Your task – An exact copy of all the data is required, with pictures left out.
# Collected material start
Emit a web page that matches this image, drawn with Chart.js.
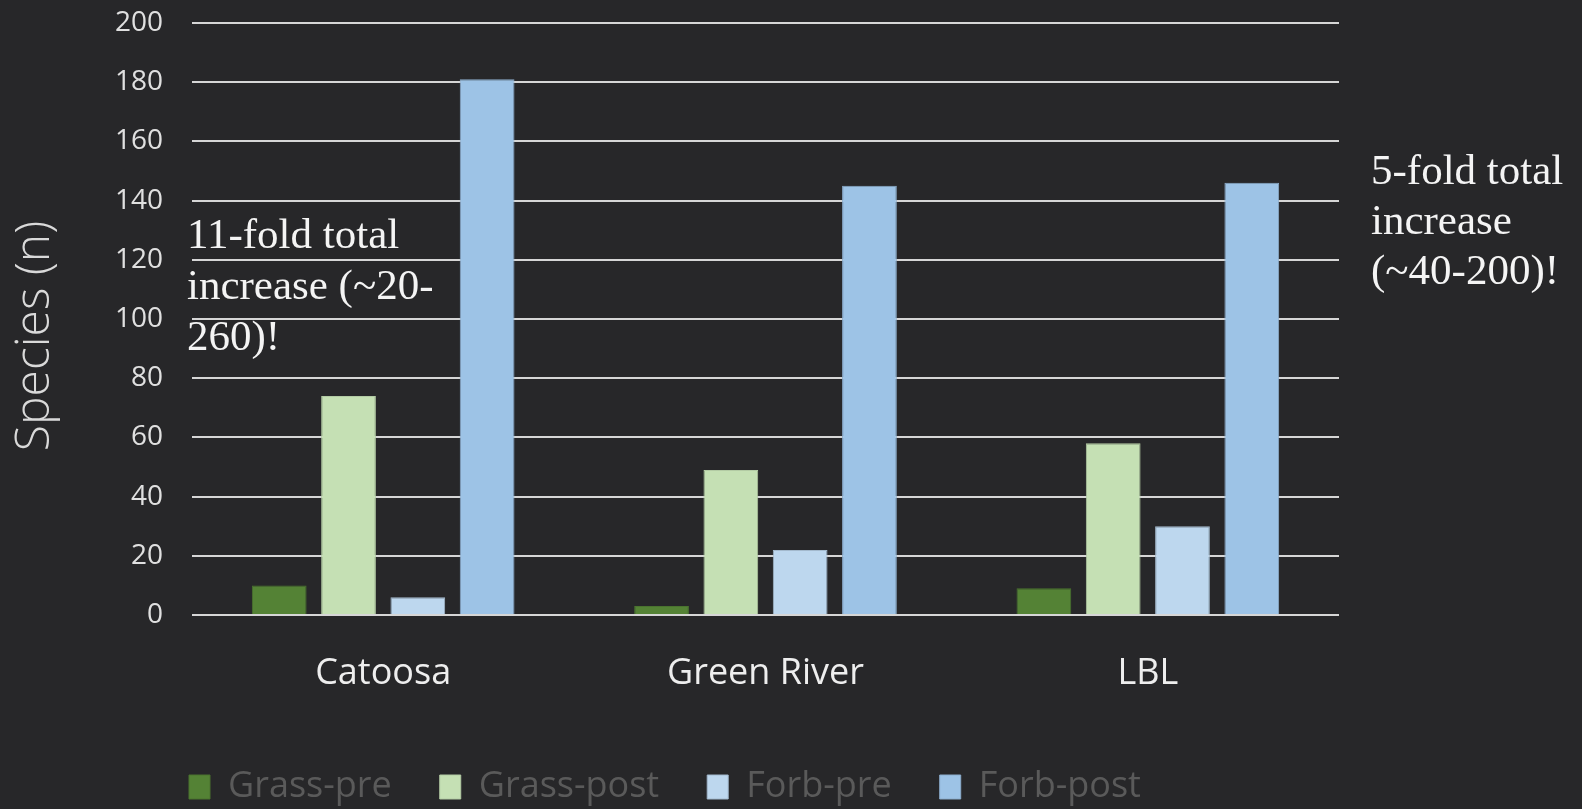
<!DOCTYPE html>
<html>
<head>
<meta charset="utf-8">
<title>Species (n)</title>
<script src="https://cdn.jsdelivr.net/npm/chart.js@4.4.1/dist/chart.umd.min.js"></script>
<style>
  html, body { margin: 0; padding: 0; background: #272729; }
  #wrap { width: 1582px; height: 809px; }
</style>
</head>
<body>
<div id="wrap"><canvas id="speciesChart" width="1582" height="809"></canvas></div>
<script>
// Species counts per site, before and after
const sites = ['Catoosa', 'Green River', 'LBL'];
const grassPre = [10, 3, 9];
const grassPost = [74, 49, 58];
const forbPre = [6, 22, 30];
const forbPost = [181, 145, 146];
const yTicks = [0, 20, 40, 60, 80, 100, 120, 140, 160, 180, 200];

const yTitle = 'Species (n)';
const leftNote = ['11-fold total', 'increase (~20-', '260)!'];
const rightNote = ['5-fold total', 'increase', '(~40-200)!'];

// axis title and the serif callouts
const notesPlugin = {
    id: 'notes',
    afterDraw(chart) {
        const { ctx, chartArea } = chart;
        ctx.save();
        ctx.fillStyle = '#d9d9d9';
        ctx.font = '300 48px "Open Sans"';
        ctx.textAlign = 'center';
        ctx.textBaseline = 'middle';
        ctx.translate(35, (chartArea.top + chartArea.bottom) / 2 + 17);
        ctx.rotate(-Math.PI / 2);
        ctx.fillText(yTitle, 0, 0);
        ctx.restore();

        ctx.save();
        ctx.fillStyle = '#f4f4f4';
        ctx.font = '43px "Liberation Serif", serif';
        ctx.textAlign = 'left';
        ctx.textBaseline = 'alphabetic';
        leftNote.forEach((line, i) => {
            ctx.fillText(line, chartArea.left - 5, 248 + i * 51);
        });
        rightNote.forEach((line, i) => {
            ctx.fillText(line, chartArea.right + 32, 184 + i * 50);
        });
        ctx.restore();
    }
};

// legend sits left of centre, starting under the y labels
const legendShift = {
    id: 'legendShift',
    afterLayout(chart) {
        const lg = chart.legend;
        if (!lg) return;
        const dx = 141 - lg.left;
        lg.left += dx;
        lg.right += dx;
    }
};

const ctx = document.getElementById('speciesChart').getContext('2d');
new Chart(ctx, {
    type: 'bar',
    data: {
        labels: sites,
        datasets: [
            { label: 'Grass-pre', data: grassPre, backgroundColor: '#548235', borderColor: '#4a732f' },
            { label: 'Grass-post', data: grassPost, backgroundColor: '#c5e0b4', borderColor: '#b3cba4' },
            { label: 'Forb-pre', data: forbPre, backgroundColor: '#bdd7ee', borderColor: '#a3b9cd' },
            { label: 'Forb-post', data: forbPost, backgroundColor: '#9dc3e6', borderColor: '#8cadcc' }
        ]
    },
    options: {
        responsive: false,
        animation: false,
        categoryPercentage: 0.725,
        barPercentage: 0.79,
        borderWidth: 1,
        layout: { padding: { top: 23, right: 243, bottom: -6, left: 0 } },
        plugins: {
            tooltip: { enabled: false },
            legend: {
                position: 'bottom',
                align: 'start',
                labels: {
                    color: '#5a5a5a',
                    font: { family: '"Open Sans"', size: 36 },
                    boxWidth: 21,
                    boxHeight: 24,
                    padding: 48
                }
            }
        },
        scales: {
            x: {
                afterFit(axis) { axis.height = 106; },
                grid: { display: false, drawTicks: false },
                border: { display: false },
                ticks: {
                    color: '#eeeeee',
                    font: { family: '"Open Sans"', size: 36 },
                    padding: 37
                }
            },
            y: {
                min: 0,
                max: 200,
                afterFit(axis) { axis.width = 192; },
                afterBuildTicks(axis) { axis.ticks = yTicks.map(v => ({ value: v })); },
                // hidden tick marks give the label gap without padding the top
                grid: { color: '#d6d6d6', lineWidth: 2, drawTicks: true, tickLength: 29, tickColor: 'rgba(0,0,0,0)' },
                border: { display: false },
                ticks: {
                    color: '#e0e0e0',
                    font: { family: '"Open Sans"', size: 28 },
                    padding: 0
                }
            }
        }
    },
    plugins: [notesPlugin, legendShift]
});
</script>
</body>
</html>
# Collected material end
Answer –
Emit a web page that matches this image, drawn with Chart.js.
<!DOCTYPE html>
<html>
<head>
<meta charset="utf-8">
<title>Species (n)</title>
<script src="https://cdn.jsdelivr.net/npm/chart.js@4.4.1/dist/chart.umd.min.js"></script>
<style>
  html, body { margin: 0; padding: 0; background: #272729; }
  #wrap { width: 1582px; height: 809px; }
</style>
</head>
<body>
<div id="wrap"><canvas id="speciesChart" width="1582" height="809"></canvas></div>
<script>
// Species counts per site, before and after
const sites = ['Catoosa', 'Green River', 'LBL'];
const grassPre = [10, 3, 9];
const grassPost = [74, 49, 58];
const forbPre = [6, 22, 30];
const forbPost = [181, 145, 146];
const yTicks = [0, 20, 40, 60, 80, 100, 120, 140, 160, 180, 200];

const yTitle = 'Species (n)';
const leftNote = ['11-fold total', 'increase (~20-', '260)!'];
const rightNote = ['5-fold total', 'increase', '(~40-200)!'];

// axis title and the serif callouts
const notesPlugin = {
    id: 'notes',
    afterDraw(chart) {
        const { ctx, chartArea } = chart;
        ctx.save();
        ctx.fillStyle = '#d9d9d9';
        ctx.font = '300 48px "Open Sans"';
        ctx.textAlign = 'center';
        ctx.textBaseline = 'middle';
        ctx.translate(35, (chartArea.top + chartArea.bottom) / 2 + 17);
        ctx.rotate(-Math.PI / 2);
        ctx.fillText(yTitle, 0, 0);
        ctx.restore();

        ctx.save();
        ctx.fillStyle = '#f4f4f4';
        ctx.font = '43px "Liberation Serif", serif';
        ctx.textAlign = 'left';
        ctx.textBaseline = 'alphabetic';
        leftNote.forEach((line, i) => {
            ctx.fillText(line, chartArea.left - 5, 248 + i * 51);
        });
        rightNote.forEach((line, i) => {
            ctx.fillText(line, chartArea.right + 32, 184 + i * 50);
        });
        ctx.restore();
    }
};

// legend sits left of centre, starting under the y labels
const legendShift = {
    id: 'legendShift',
    afterLayout(chart) {
        const lg = chart.legend;
        if (!lg) return;
        const dx = 141 - lg.left;
        lg.left += dx;
        lg.right += dx;
    }
};

const ctx = document.getElementById('speciesChart').getContext('2d');
new Chart(ctx, {
    type: 'bar',
    data: {
        labels: sites,
        datasets: [
            { label: 'Grass-pre', data: grassPre, backgroundColor: '#548235', borderColor: '#4a732f' },
            { label: 'Grass-post', data: grassPost, backgroundColor: '#c5e0b4', borderColor: '#b3cba4' },
            { label: 'Forb-pre', data: forbPre, backgroundColor: '#bdd7ee', borderColor: '#a3b9cd' },
            { label: 'Forb-post', data: forbPost, backgroundColor: '#9dc3e6', borderColor: '#8cadcc' }
        ]
    },
    options: {
        responsive: false,
        animation: false,
        categoryPercentage: 0.725,
        barPercentage: 0.79,
        borderWidth: 1,
        layout: { padding: { top: 23, right: 243, bottom: -6, left: 0 } },
        plugins: {
            tooltip: { enabled: false },
            legend: {
                position: 'bottom',
                align: 'start',
                labels: {
                    color: '#5a5a5a',
                    font: { family: '"Open Sans"', size: 36 },
                    boxWidth: 21,
                    boxHeight: 24,
                    padding: 48
                }
            }
        },
        scales: {
            x: {
                afterFit(axis) { axis.height = 106; },
                grid: { display: false, drawTicks: false },
                border: { display: false },
                ticks: {
                    color: '#eeeeee',
                    font: { family: '"Open Sans"', size: 36 },
                    padding: 37
                }
            },
            y: {
                min: 0,
                max: 200,
                afterFit(axis) { axis.width = 192; },
                afterBuildTicks(axis) { axis.ticks = yTicks.map(v => ({ value: v })); },
                // hidden tick marks give the label gap without padding the top
                grid: { color: '#d6d6d6', lineWidth: 2, drawTicks: true, tickLength: 29, tickColor: 'rgba(0,0,0,0)' },
                border: { display: false },
                ticks: {
                    color: '#e0e0e0',
                    font: { family: '"Open Sans"', size: 28 },
                    padding: 0
                }
            }
        }
    },
    plugins: [notesPlugin, legendShift]
});
</script>
</body>
</html>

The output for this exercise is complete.